From Green to Gold - and Back to Green Again...
- Becky Feikema
- 6 days ago
- 3 min read

...That’s one way to summarize what has been happening on our farm lately. The long hours of the harvest season start to wear on people after we have been at it these many weeks. It means late bedtimes, missed kids’ activities, and looking in a lunchpail and wanting to throw the hundredth cold sandwich of the season right out the window. It also means trying to have a bit more patience, a bit more understanding and maybe a mangled tongue from biting it more often than you would like.
With the exception of a couple of days of wet weather, we have been steadily working at the corn harvest. The moisture of the corn is down in that 16-20% range which makes a quick hit with the dryer running when it is 60 degrees outside pretty easy. However, with yields averaging around 246 bushels per acre we are running out of storage pretty quickly. We have tried to mitigate this by bringing some to the elevator and some home to our own storage. Lines at the local elevator were manageable except for a couple days where the wait was close to two hours. We also stopped the combines for two days this week to take dry corn out of our bins and store it in grain bags. This has worked well for us in the past, being able to store grain and then haul it to town sometime this winter. It is not as ideal as having permanent bin storage but we have yet to find a spare 2M in cash to make it happen. When we built our current bin set up 10 years ago, it seemed like plenty of storage. But in 10 years, we added acres and also significant bushel per acre and now it is not near enough.

Right behind the combines there is much work being done as well. We have the balers going putting up corn stalk bales for bedding, our drill planting cover crops, our strip till rig preparing the soil for next years’ planting and manure being applied. We are applying our own cattle manure on top of planted cover crop and then strip tilling into that in some fields. In other fields, swine manure is being knifed in using the same GPS guidance lines as our strip till machine so that we can strip till and then plant in the same strip next spring, placing the seeds right over top of the nutrients from the manure.
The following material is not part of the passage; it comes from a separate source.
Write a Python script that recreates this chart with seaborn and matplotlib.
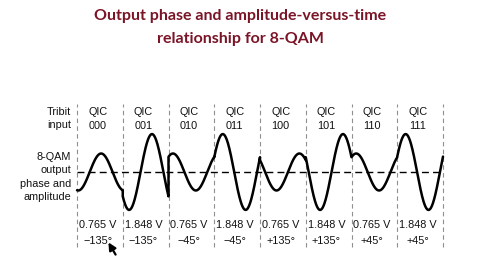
import numpy as np
import pandas as pd
import matplotlib
matplotlib.use("Agg")
import matplotlib.pyplot as plt
import seaborn as sns

# ---- data ----
tribits = ["000", "001", "010", "011", "100", "101", "110", "111"]
volt_labels = ["0.765 V", "1.848 V", "0.765 V", "1.848 V",
               "0.765 V", "1.848 V", "0.765 V", "1.848 V"]
phase_labels = ["\u2212135\u00b0", "\u2212135\u00b0", "\u221245\u00b0", "\u221245\u00b0",
                "+135\u00b0", "+135\u00b0", "+45\u00b0", "+45\u00b0"]
# amplitude and phase of each drawn symbol
drawn_amp = [1.0, 2.05, 1.0, 2.05, 1.0, 2.05, 1.0, 2.05]
drawn_phase_deg = [-100, -140, 55, 23, 140, 157, 53, 24]

# ---- build waveform (one carrier cycle per tribit) ----
t = np.linspace(0, 1, 200)
rows = []
for i, (a, ph) in enumerate(zip(drawn_amp, drawn_phase_deg)):
    y = a * np.sin(2 * np.pi * t + np.deg2rad(ph))
    for tt, yy in zip(t, y):
        rows.append((i + tt, yy))
df = pd.DataFrame(rows, columns=["x", "y"])

sns.set_theme(style="white")
plt.rcParams['font.family'] = ['DejaVu Sans']

fig = plt.figure(figsize=(4.8, 2.7), dpi=100)
fig.patch.set_facecolor("white")
ax = fig.add_axes([0, 0, 1, 1])

X0, SW, YC, SY = 77.0, 45.75, 172.0, 18.5
def X(px):
    return (px - X0) / SW
def Y(py):
    return (YC - py) / SY

ax.set_xlim(X(0), X(480))
ax.set_ylim(Y(270), Y(0))
ax.axis("off")

n = len(tribits)
ax.vlines(np.arange(n + 1), Y(247), Y(104), colors="#8f8f8f",
          linestyles=(0, (4, 3)), lw=0.8)
ax.hlines(0, 0, n, colors="black", linestyles=(0, (5, 3)), lw=1.0)

sns.lineplot(data=df, x="x", y="y", sort=False, estimator=None,
             color="black", lw=1.8, ax=ax)
ax.set_xlabel("")
ax.set_ylabel("")

lab_font = dict(family=["Liberation Sans Narrow", "Liberation Sans", "DejaVu Sans"],
                fontsize=7.8, color="#111111")

ax.text(X(71), Y(112), "Tribit", ha="right", va="center", **lab_font)
ax.text(X(71), Y(125), "input", ha="right", va="center", **lab_font)
for k, s in enumerate(["8-QAM", "output", "phase and", "amplitude"]):
    ax.text(X(71), Y(157 + 13.3 * k), s, ha="right", va="center", **lab_font)

for i in range(n):
    cx = i + 0.45
    ax.text(cx, Y(112), "QIC", ha="center", va="center", **lab_font)
    ax.text(cx, Y(126), tribits[i], ha="center", va="center", **lab_font)
    ax.text(cx, Y(225), volt_labels[i], ha="center", va="center", **lab_font)
    ax.text(cx, Y(241), phase_labels[i], ha="center", va="center", **lab_font)

# mouse cursor seen in the reference
ax.annotate("", xy=(X(107), Y(240)), xytext=(X(117), Y(257)),
            arrowprops=dict(arrowstyle="-|>", color="black", lw=1.6,
                            mutation_scale=11))

title_kw = dict(ha="center", va="center", fontsize=11.5, weight="bold",
                color="#7a1426", family=["Lato", "DejaVu Sans"])
fig.text(0.5, 1 - 16 / 270, "Output phase and amplitude-versus-time", **title_kw)
fig.text(0.5, 1 - 39 / 270, "relationship for 8-QAM", **title_kw)

fig.savefig("out.png", dpi=100, facecolor="white")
We are getting to the end of the cover crop planting, usually the 20th of October unless it looks to be really warm. Most of what we drilled looks great and the trials we did inter-seeding around the 1st of September have about 8 inches of green growth. Flying on seed into standing crop worked marginally well but the early inter-seeding in corn at V7 was not very successful. Another reminder of not a failure, just a success in learning what doesn’t work.
In addition to the field work, fall calves from Montana arrived this week. It has been a pleasure working with this same ranching family for several years; going out with our trucks, helping to round them up off the pastures and hauling them home.
October is a very satisfying month as harvest and new beginnings overlap, tracking production and meaningful planning coincide and gratitude for the past year and hope for the new one exists side by side.